• **Written instruction**
Please repeat the records exactly from their first line, finishing at the line containing "const yMinor = [50, 70, 90];" and including it.

• **Material**
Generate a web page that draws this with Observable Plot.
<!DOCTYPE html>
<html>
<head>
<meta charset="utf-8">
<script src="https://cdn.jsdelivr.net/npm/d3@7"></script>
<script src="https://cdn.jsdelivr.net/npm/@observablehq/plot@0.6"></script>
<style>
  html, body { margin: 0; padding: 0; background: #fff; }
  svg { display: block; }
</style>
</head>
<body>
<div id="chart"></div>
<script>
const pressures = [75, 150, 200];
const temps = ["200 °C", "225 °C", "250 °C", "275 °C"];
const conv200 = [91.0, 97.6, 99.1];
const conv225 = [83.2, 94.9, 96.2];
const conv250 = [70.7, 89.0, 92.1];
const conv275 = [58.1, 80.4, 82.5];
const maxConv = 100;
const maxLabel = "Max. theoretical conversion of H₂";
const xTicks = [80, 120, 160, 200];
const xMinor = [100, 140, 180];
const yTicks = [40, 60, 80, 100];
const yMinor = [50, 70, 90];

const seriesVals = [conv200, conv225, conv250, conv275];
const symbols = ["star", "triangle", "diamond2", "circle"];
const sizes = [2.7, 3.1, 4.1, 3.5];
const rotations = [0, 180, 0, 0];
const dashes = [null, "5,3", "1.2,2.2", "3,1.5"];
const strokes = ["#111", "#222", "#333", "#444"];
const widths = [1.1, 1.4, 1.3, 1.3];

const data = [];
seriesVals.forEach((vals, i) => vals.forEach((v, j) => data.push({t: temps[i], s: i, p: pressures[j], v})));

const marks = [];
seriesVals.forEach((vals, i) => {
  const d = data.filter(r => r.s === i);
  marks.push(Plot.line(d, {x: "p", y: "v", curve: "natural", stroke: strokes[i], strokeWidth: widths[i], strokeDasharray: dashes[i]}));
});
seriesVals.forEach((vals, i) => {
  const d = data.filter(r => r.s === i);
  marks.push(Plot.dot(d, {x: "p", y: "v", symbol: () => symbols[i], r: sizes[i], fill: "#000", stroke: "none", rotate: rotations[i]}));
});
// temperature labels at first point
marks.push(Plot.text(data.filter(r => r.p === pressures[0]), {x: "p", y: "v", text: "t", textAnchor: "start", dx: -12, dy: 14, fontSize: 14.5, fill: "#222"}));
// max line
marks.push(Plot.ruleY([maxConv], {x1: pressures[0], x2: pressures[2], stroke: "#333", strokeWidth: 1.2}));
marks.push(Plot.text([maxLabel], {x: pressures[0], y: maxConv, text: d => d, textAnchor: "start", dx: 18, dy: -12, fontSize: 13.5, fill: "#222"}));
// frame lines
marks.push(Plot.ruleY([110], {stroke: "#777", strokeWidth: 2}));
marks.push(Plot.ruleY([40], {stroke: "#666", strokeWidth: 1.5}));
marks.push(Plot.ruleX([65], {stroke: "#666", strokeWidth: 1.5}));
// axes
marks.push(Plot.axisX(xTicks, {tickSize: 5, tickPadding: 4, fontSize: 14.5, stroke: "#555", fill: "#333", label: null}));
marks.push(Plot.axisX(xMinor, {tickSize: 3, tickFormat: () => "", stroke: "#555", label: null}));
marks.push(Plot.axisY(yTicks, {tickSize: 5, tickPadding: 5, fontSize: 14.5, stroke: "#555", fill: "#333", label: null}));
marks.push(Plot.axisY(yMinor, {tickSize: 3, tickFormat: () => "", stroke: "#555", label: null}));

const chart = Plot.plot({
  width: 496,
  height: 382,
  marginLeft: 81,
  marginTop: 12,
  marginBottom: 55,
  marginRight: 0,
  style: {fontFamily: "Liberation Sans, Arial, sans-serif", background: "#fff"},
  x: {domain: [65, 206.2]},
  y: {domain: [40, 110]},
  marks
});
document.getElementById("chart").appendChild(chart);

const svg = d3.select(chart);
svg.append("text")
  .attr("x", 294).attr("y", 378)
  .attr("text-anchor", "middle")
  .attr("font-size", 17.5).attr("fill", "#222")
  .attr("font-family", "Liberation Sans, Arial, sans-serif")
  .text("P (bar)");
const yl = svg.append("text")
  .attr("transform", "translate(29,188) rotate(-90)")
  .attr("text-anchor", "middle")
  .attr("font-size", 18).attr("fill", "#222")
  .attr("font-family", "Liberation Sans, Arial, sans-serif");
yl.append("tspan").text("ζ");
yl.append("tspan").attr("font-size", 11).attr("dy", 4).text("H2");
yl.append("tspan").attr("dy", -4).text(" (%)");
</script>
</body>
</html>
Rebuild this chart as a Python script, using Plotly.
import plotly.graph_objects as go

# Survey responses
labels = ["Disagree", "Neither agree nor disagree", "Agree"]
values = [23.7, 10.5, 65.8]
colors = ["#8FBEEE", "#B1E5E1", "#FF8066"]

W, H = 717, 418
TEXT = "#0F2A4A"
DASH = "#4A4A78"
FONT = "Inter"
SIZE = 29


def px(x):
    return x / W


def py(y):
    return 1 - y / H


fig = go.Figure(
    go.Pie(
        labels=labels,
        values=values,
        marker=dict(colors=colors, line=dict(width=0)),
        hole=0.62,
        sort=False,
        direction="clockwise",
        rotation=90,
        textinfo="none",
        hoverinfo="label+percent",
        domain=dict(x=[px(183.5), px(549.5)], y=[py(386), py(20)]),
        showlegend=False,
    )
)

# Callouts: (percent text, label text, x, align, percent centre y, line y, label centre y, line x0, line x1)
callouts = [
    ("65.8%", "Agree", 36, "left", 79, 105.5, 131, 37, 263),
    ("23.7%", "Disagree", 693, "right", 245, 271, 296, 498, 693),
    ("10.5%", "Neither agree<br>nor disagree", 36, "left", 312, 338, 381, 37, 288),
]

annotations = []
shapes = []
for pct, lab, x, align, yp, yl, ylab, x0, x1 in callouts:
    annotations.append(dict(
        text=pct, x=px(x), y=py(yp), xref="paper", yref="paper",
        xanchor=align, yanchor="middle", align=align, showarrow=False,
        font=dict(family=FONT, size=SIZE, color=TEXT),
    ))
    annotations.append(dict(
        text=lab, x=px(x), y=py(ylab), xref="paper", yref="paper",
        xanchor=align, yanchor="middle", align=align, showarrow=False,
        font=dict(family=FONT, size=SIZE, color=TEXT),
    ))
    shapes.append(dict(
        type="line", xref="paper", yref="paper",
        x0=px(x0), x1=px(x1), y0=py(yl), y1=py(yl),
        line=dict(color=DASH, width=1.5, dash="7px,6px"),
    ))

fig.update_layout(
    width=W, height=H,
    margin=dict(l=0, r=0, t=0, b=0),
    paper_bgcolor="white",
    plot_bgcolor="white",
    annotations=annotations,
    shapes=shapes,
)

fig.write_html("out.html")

• **Problem solution**
Generate a web page that draws this with Observable Plot.
<!DOCTYPE html>
<html>
<head>
<meta charset="utf-8">
<script src="https://cdn.jsdelivr.net/npm/d3@7"></script>
<script src="https://cdn.jsdelivr.net/npm/@observablehq/plot@0.6"></script>
<style>
  html, body { margin: 0; padding: 0; background: #fff; }
  svg { display: block; }
</style>
</head>
<body>
<div id="chart"></div>
<script>
const pressures = [75, 150, 200];
const temps = ["200 °C", "225 °C", "250 °C", "275 °C"];
const conv200 = [91.0, 97.6, 99.1];
const conv225 = [83.2, 94.9, 96.2];
const conv250 = [70.7, 89.0, 92.1];
const conv275 = [58.1, 80.4, 82.5];
const maxConv = 100;
const maxLabel = "Max. theoretical conversion of H₂";
const xTicks = [80, 120, 160, 200];
const xMinor = [100, 140, 180];
const yTicks = [40, 60, 80, 100];
const yMinor = [50, 70, 90];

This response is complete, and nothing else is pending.